L'ancien président François Hollande était patron du Parti socialiste lors du Mondial-98. Il se souvient d'une "période très heureuse" où l'on pensait pouvoir "dépasser les clivages" mais qui n'a été qu'"une courte parenthèse".
Q: Comment avez-vous vécu la Coupe du monde de 1998 ?
R: "J'étais premier secrétaire du Parti socialiste mais aussi passionné de football et nous étions en cohabitation, donc il y avait un double enjeu: sportif et politique. C'était à Paris que ça se passait, Jospin à Matignon, Chirac à l'Elysée et on sentait bien que le sport allait s'inviter dans ce rapport au sommet de l'Etat. Eux deux et moi-même nous souhaitions tous la victoire de l'équipe de France mais au départ on y croyait quand même assez peu. Parce que l'entraîneur de l'équipe Aimé Jacquet était très critiqué, à tort, les joueurs n'étaient pas regardés comme les meilleurs du monde. Au fur et à mesure de la compétition, on a tous pris conscience que la France pouvait arriver en finale et gagner."
Q: Où étiez-vous le soir de la victoire ?

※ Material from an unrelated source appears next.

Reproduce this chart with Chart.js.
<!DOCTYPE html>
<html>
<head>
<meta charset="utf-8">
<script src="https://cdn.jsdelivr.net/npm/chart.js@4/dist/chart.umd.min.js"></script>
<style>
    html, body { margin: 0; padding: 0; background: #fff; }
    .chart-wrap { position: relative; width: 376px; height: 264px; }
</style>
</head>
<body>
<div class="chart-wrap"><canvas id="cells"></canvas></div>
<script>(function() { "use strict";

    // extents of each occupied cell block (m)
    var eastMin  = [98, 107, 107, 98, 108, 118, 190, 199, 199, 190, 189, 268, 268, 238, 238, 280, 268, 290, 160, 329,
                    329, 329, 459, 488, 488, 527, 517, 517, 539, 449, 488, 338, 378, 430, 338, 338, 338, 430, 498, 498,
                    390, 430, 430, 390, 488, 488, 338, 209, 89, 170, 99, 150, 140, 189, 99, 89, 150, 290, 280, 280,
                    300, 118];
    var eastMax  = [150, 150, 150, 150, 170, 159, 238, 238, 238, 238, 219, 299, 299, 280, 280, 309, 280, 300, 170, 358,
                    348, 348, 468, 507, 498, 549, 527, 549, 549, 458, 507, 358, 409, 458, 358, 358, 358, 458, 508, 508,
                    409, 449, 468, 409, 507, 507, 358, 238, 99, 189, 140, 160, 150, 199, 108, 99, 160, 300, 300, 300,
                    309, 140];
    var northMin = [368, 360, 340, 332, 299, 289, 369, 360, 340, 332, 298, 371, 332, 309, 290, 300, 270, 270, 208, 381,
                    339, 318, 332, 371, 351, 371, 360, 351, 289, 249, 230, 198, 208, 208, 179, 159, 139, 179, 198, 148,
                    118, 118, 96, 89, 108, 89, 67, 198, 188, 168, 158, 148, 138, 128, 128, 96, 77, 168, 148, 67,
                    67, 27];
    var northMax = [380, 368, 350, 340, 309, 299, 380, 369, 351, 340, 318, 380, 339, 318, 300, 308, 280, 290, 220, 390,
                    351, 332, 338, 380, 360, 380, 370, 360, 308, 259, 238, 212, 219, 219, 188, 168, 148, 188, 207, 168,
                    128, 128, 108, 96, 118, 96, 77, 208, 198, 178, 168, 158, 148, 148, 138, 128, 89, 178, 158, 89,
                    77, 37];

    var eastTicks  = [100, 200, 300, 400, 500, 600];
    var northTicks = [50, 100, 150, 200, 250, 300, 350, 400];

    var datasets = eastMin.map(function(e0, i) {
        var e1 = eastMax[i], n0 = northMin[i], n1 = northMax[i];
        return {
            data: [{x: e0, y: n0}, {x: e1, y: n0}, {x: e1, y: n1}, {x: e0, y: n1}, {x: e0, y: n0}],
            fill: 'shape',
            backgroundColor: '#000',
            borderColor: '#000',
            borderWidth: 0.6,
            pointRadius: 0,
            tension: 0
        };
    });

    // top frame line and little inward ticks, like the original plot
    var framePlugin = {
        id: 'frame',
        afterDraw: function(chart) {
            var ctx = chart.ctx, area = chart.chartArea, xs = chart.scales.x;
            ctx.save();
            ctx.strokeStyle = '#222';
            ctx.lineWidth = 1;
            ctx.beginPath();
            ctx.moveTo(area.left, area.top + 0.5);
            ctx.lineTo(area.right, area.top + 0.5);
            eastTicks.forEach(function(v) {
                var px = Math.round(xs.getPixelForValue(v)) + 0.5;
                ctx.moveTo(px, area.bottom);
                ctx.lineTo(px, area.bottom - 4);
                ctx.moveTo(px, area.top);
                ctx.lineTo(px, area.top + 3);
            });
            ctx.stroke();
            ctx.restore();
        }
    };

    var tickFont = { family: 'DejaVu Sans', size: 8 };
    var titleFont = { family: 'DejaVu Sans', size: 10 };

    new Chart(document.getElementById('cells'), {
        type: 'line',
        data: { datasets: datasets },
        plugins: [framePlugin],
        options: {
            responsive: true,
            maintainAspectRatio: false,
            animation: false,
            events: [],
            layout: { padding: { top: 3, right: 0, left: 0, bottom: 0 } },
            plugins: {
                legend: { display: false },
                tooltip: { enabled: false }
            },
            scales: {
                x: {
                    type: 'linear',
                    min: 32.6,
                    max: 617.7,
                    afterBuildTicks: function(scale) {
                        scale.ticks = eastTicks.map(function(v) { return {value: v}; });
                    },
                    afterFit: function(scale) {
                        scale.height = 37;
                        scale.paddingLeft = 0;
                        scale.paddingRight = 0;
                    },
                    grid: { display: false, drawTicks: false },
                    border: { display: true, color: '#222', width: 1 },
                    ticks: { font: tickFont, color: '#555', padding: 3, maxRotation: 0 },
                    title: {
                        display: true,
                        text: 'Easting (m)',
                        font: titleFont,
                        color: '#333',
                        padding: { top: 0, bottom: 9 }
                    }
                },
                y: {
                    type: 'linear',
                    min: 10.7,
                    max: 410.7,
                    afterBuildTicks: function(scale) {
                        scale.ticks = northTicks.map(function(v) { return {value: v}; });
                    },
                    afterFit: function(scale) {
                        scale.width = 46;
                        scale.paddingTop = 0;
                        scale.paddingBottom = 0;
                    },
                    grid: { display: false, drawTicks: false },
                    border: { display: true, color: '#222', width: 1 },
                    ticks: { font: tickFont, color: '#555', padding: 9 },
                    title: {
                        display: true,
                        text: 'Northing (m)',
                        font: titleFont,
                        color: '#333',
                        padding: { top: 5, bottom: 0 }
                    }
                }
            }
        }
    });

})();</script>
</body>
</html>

R: "J'étais au Stade de France. On était dans de tels souvenirs: ce n'était jamais la France qui gagnait, on disait toujours +c'est les Allemands qui gagnent dans ce sport et si ce n'est pas les Allemands, c'est les Brésiliens+. On doutait de nous-mêmes. C'est pour ça que la victoire de la France était très importante parce qu'elle en a fini avec la fatalité de l'échec."

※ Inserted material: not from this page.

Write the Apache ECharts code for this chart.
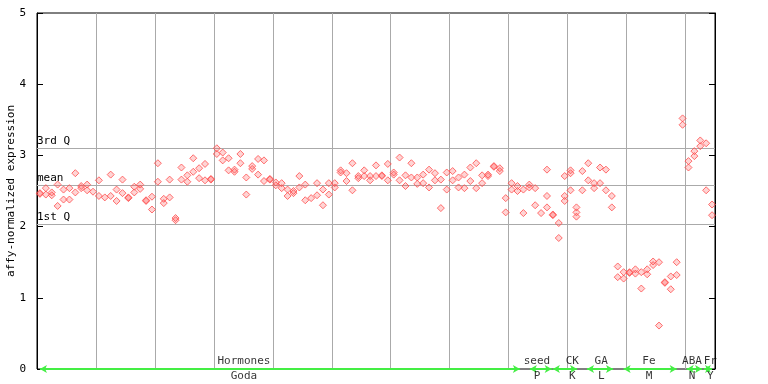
<!DOCTYPE html>
<html>
<head>
<meta charset="utf-8">
<script src="https://cdn.jsdelivr.net/npm/echarts@6/dist/echarts.min.js"></script>
<style>html,body{margin:0;padding:0;background:#fff;}#c{width:768px;height:384px;}</style>
</head>
<body>
<div id="c"></div>
<script>
// replicate values per sample (index = sample number)
var rep1 = [2.47,2.54,2.48,2.59,2.52,2.54,2.75,2.57,2.59,2.49,
            2.65,2.41,2.73,2.52,2.66,2.41,2.56,2.59,2.37,2.42,
            2.89,2.39,2.66,2.12,2.83,2.72,2.96,2.82,2.88,2.67,
            3.10,3.04,2.96,2.80,3.02,2.69,2.85,2.95,2.93,2.67,
            2.62,2.61,2.52,2.50,2.71,2.59,2.40,2.61,2.52,2.61,
            2.61,2.79,2.75,2.89,2.71,2.79,2.71,2.86,2.72,2.88,
            2.76,2.97,2.72,2.89,2.69,2.73,2.80,2.75,2.66,2.76,
            2.78,2.69,2.73,2.83,2.89,2.72,2.73,2.85,2.82,2.40,
            2.61,2.57,2.52,2.59,2.54,2.19,2.80,2.17,2.05,2.71,
            2.79,2.27,2.78,2.89,2.61,2.83,2.80,2.43,1.44,1.36,
            1.36,1.40,1.36,1.40,1.51,1.50,1.22,1.30,1.50,3.52,
            2.92,3.06,3.21,3.17,2.31];
var rep2 = [2.46,2.45,2.44,2.29,2.38,2.38,2.48,2.54,2.51,null,
            2.43,null,2.43,2.36,2.47,2.40,2.48,2.53,2.36,2.24,
            2.63,2.33,2.41,2.09,2.66,2.63,2.77,2.68,2.65,2.66,
            3.02,2.93,2.79,2.77,2.89,2.45,2.81,2.73,2.64,2.66,
            2.58,2.54,2.43,2.47,2.55,2.37,null,2.44,2.30,2.45,
            2.55,2.76,2.64,2.51,2.68,2.71,2.65,2.71,2.71,2.65,
            2.73,2.65,2.57,2.69,2.60,2.61,2.55,2.65,2.26,2.52,
            2.65,2.55,2.54,2.64,2.54,2.61,2.71,2.84,2.78,2.20,
            2.52,2.50,2.19,2.55,2.30,null,2.43,2.16,1.84,2.43,
            2.75,2.20,2.51,2.65,2.54,2.61,2.51,2.27,1.29,1.27,
            1.35,1.34,1.13,1.33,1.46,0.61,1.21,1.12,1.32,3.43,
            2.83,2.99,3.13,2.51,2.16];
var rep3Idx = [86, 89, 90, 91];
var rep3Val = [2.27, 2.36, 2.51, 2.14];

// reference lines
var refNames = ['3rd Q', 'mean', '1st Q'];
var refValues = [3.10, 2.58, 2.03];

// sample groups along the x axis (in sample units)
var groupTop = ['Hormones', 'seed', 'CK', 'GA', 'Fe', 'ABA', 'Fr'];
var groupBottom = ['Goda', 'P', 'K', 'L', 'M', 'N', 'Y'];
var groupStart = [0.5, 83.6, 87.5, 93.3, 99.5, 110.2, 113.1];
var groupEnd = [81.9, 87.3, 91.6, 97.7, 108.5, 112.8, 114.5];
var groupLabelAt = [35.1, 84.8, 90.8, 95.7, 103.8, 111.1, 114.2];

var yTicks = [0, 1, 2, 3, 4, 5];
var nSamples = 115;

var FONT = 'DejaVu Sans Mono';
var RED = '#ff4d4d';

function toPoints(arr) {
  var out = [];
  for (var i = 0; i < arr.length; i++) {
    if (arr[i] !== null) out.push([i + 0.5, arr[i]]);
  }
  return out;
}
var p3 = rep3Idx.map(function (idx, k) { return [idx + 0.5, rep3Val[k]]; });

var pointStyle = {
  type: 'scatter',
  symbol: 'diamond',
  symbolSize: 7,
  itemStyle: { color: 'rgba(255,77,77,0.3)', borderColor: RED, borderWidth: 1 },
  emphasis: { disabled: true },
  silent: true,
  z: 5
};

var arrowLines = groupStart.map(function (s, k) {
  return [{ coord: [s, 0] }, { coord: [groupEnd[k], 0] }];
});

var refLines = refValues.map(function (v, k) {
  return {
    yAxis: v,
    label: { formatter: refNames[k] }
  };
});

var topLabels = groupLabelAt.map(function (x, k) {
  return { value: [x, 0], label: { formatter: groupTop[k] } };
});
var bottomLabels = groupLabelAt.map(function (x, k) {
  return { value: [x, 0], label: { formatter: groupBottom[k] } };
});

var chart = echarts.init(document.getElementById('c'), null, { renderer: 'canvas' });
chart.setOption({
  animation: false,
  backgroundColor: '#fff',
  grid: { left: 37, right: 53, top: 13, bottom: 15, containLabel: false, outerBoundsMode: 'none',
          show: true, borderColor: '#000', borderWidth: 1, backgroundColor: 'transparent' },
  xAxis: {
    type: 'value', min: 0, max: nSamples, interval: 10,
    axisLine: { show: false }, axisTick: { show: false }, axisLabel: { show: false },
    splitLine: { show: true, lineStyle: { color: '#aaaaaa', width: 1 } }
  },
  yAxis: [{
    type: 'value', min: 0, max: 5, interval: 1,
    name: 'affy-normalized expression', nameLocation: 'middle', nameGap: 20, nameRotate: 90,
    nameMoveOverlap: false,
    nameTextStyle: { fontFamily: FONT, fontSize: 11, color: '#000' },
    axisLine: { show: true, lineStyle: { color: '#000' } },
    axisTick: { show: true, inside: true, length: 6, lineStyle: { color: '#000' } },
    axisLabel: { fontFamily: FONT, fontSize: 11, color: '#000', margin: 11 },
    splitLine: { show: false }
  }, {
    type: 'value', min: 0, max: 5, interval: 1, position: 'right',
    axisLine: { show: true, lineStyle: { color: '#000' } },
    axisTick: { show: true, inside: true, length: 6, lineStyle: { color: '#000' } },
    axisLabel: { show: false },
    splitLine: { show: false }
  }],
  series: [
    Object.assign({}, pointStyle, { name: 'rep1', data: toPoints(rep1),
      markLine: {
        silent: true, symbol: 'none',
        lineStyle: { color: '#aaaaaa', width: 1, type: 'solid' },
        label: { show: true, position: 'insideStartTop', distance: [0, 2], fontFamily: FONT, fontSize: 11, color: '#000', padding: 0 },
        emphasis: { disabled: true },
        data: refLines
      }
    }),
    Object.assign({}, pointStyle, { name: 'rep2', data: toPoints(rep2) }),
    Object.assign({}, pointStyle, { name: 'rep3', data: p3 }),
    {
      type: 'scatter', name: 'groupsTop', symbolSize: 0, silent: true, clip: false, z: 10,
      data: topLabels,
      label: { show: true, position: 'top', distance: 2, fontFamily: FONT, fontSize: 11, color: '#000' },
      markLine: {
        silent: true, symbol: ['arrow', 'arrow'], symbolSize: [6, 7],
        lineStyle: { color: '#44ee44', width: 2, type: 'solid' },
        itemStyle: { color: '#44ee44' },
        label: { show: false },
        emphasis: { disabled: true },
        data: arrowLines
      }
    },
    {
      type: 'scatter', name: 'groupsBottom', symbolSize: 0, silent: true, clip: false, z: 10,
      data: bottomLabels,
      label: { show: true, position: 'bottom', distance: 2, fontFamily: FONT, fontSize: 11, color: '#000' }
    }
  ]
});
</script>
</body>
</html>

Q: Quelle image forte gardez-vous ?
R: "C'était les blacks-blancs-beurs. Pour la première fois, il y avait une unité nationale derrière une équipe et même la cohabitation s'était transformée d'une certaine façon en cohésion nationale. Chirac a très bien utillisé l'événement, mais il le faisait avec beaucoup de sympathie. Jospin, qui lui était un vrai connaisseur de football, pensait que sa technique serait reconnue. Ca a été quand même une période très heureuse. C'était la sortie de la crise, la croissance revenait, il y avait l'idée qu'on pourrait dépasser les clivages avec la cohabitation, dépasser les conflits. Ça a été une courte parenthèse. Parce qu'on ne peut pas demander au sport de prendre la place de la politique. Le sport peut parfois offrir une occasion mais après, c'est la politique qui prend le dessus."